Studies with lots of participants (500 or more) had an average effect size in the moderate range r=.25. But studies with a smaller sample tended to have formidable effect sizes, as high as .48 for studies with under 50 participants. This resulted in a strong negative relationship between number of participants and size of effect, when statistically the two should be unrelated. As studies with more participants make more precise measurements, .25 is the better estimate of a typical psychology effect size, so the higher estimates suggest some sort of inflation.
The authors, led by Anton Kühberger, argue that the literature is thin on modest effect sizes thanks to the non-publication of non-significant findings (rejection by journals would be especially plausible for non-significant smaller studies), and the over-representation of spurious large effects, due to researchers retrospectively constructing their papers around surprising effects that were only stumbled across thanks to inventive statistical methods.
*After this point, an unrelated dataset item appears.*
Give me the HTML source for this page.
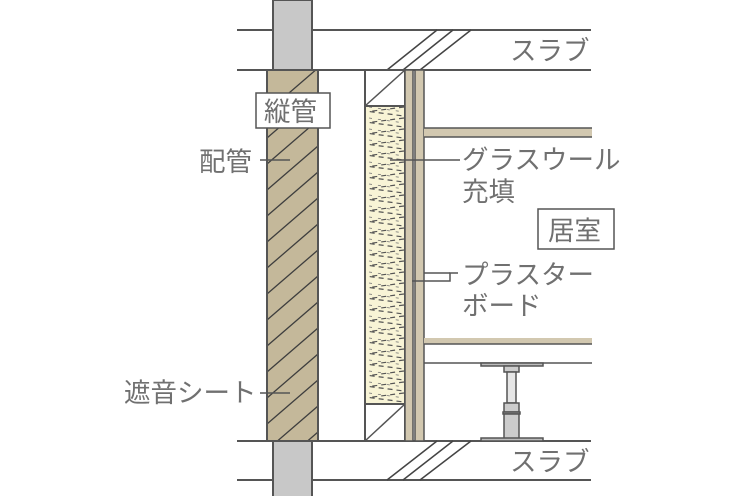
<!DOCTYPE html>
<html><head><meta charset="utf-8"><style>
html,body{margin:0;padding:0;background:#fff;}
svg{display:block}
text{font-family:"Liberation Sans","Noto Sans CJK JP",sans-serif;fill:#707070;font-size:26.5px;}
</style></head><body>
<svg width="746" height="496" viewBox="0 0 746 496" xmlns="http://www.w3.org/2000/svg">
<defs>
<clipPath id="col"><rect x="267" y="70" width="51" height="371"/></clipPath>
<pattern id="wool" patternUnits="userSpaceOnUse" width="40" height="11" x="365" y="106">
<path d="M39,1 L4,5.5 L39,10" stroke="#555" stroke-width="1.2" stroke-dasharray="5,4" fill="none"/>
<path d="M4,1 L36,5.5" stroke="#777" stroke-width="0.8" stroke-dasharray="3,6" fill="none"/>
</pattern>
</defs>
<g stroke="#555" stroke-width="2">
<line x1="237" y1="30" x2="591" y2="30"/>
<line x1="237" y1="70" x2="591" y2="70"/>
<line x1="237" y1="441" x2="591" y2="441"/>
<line x1="237" y1="480" x2="591" y2="480"/>
</g>
<g stroke="#444" stroke-width="1.5">
<line x1="387" y1="70" x2="437" y2="30"/>
<line x1="403" y1="70" x2="453" y2="30"/>
<line x1="420" y1="70" x2="471" y2="30"/>
<line x1="387" y1="480" x2="437" y2="441"/>
<line x1="403" y1="480" x2="453" y2="441"/>
<line x1="420" y1="480" x2="471" y2="441"/>
</g>
<rect x="273" y="0" width="39" height="70" fill="#c8c8c8" stroke="#555" stroke-width="2"/>
<rect x="273" y="441" width="39" height="56" fill="#c8c8c8" stroke="#555" stroke-width="2"/>
<rect x="267" y="70" width="51" height="371" fill="#c4b89a"/>
<g clip-path="url(#col)" stroke="#3e3e3e" stroke-width="1.3">
<line x1="267" y1="112" x2="318" y2="68"/>
<line x1="267" y1="138" x2="318" y2="94"/>
<line x1="267" y1="164" x2="318" y2="120"/>
<line x1="267" y1="190" x2="318" y2="146"/>
<line x1="267" y1="216" x2="318" y2="172"/>
<line x1="267" y1="242" x2="318" y2="198"/>
<line x1="267" y1="268" x2="318" y2="224"/>
<line x1="267" y1="294" x2="318" y2="250"/>
<line x1="267" y1="320" x2="318" y2="276"/>
<line x1="267" y1="346" x2="318" y2="302"/>
<line x1="267" y1="372" x2="318" y2="328"/>
<line x1="267" y1="398" x2="318" y2="354"/>
<line x1="267" y1="424" x2="318" y2="380"/>
<line x1="267" y1="450" x2="318" y2="406"/>
<line x1="267" y1="476" x2="318" y2="432"/>
</g>
<rect x="267" y="70" width="51" height="371" fill="none" stroke="#555" stroke-width="2"/>
<rect x="365" y="70" width="40" height="371" fill="#fff" stroke="#555" stroke-width="2"/>
<line x1="365" y1="106" x2="405" y2="70" stroke="#555" stroke-width="1.5"/>
<line x1="365" y1="441" x2="405" y2="404" stroke="#555" stroke-width="1.5"/>
<rect x="365" y="106" width="40" height="298" fill="#f8f4d6"/>
<rect x="365" y="106" width="40" height="298" fill="url(#wool)"/>
<rect x="365" y="106" width="40" height="298" fill="none" stroke="#555" stroke-width="2"/>
<rect x="405" y="70" width="8" height="371" fill="#d2c8b0" stroke="#555" stroke-width="1.5"/>
<rect x="415" y="70" width="9" height="371" fill="#d2c8b0" stroke="#555" stroke-width="1.5"/>
<rect x="424" y="128" width="168" height="9" fill="#d2c8b0"/>
<line x1="424" y1="128" x2="592" y2="128" stroke="#555" stroke-width="1.5"/>
<line x1="424" y1="137" x2="592" y2="137" stroke="#555" stroke-width="1.5"/>
<rect x="424" y="338" width="168" height="6" fill="#d2c8b0"/>
<line x1="424" y1="344" x2="592" y2="344" stroke="#555" stroke-width="1.5"/>
<line x1="424" y1="363" x2="592" y2="363" stroke="#555" stroke-width="1.5"/>
<g stroke="#555" stroke-width="1.5">
<rect x="481" y="363" width="62" height="3" fill="#bbb"/>
<rect x="504" y="366" width="15" height="6" fill="#ccc"/>
<rect x="507" y="372" width="9" height="31" fill="#e6e6e6"/>
<rect x="504" y="403" width="15" height="9" fill="#ccc"/>
<rect x="503" y="412" width="17" height="2" fill="#aaa"/>
<rect x="504" y="414" width="15" height="25" fill="#ccc"/>
<rect x="481" y="438" width="62" height="3" fill="#bbb"/>
</g>
<g stroke="#555" stroke-width="1.5" fill="none">
<line x1="260" y1="160" x2="290" y2="160"/>
<line x1="260" y1="393" x2="290" y2="393"/>
<line x1="390" y1="160" x2="460" y2="160"/>
<polyline points="412,281 450,281 450,273 458,273"/>
<line x1="424" y1="273" x2="450" y2="273"/>
</g>
<rect x="256" y="93" width="74" height="35" fill="#fff" stroke="#555" stroke-width="1.5"/>
<text x="264" y="121">縦管</text>
<rect x="538" y="209" width="76" height="40" fill="#fff" stroke="#555" stroke-width="1.5"/>
<text x="548" y="240">居室</text>
<text x="510" y="60">スラブ</text>
<text x="510" y="471">スラブ</text>
<text x="199" y="171">配管</text>
<text x="462" y="169">グラスウール</text>
<text x="462" y="201">充填</text>
<text x="462" y="284">プラスター</text>
<text x="462" y="315">ボード</text>
<text x="124" y="402">遮音シート</text>
</svg>
</body></html>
The analysts rejected one alternative explanation. To detect powerful effects a small sample is sufficient, so researchers who anticipate a big effect thanks to an initial "power analysis" might deliberately plan on small samples. But only 13 per cent of the papers in this report mentioned power, and the pattern of correlation in these specific papers appears no different to that found in the ones who never mention power. Moreover, the original 1000 authors were surveyed as to what they expected the relationship between effect size and sample size to be. Many respondents expected no effect, and even more expected that studies with more participants would have larger effects. This suggests that an up-front principled power analysis decision is unlikely to have been driving the main result.
Kühberger and his co-analysts recommend that in future we give more weight to how precise study findings are likely to be, by considering their sample size. One way of doing this is by reporting a statistic that takes sample size into account, the "confidence interval", which describes effect size not as a single value but as a range that we can be confident the true effect size falls within. As we all want to maintain confidence in psychological science, it's a recommendation worth considering (but see here for an alternative view).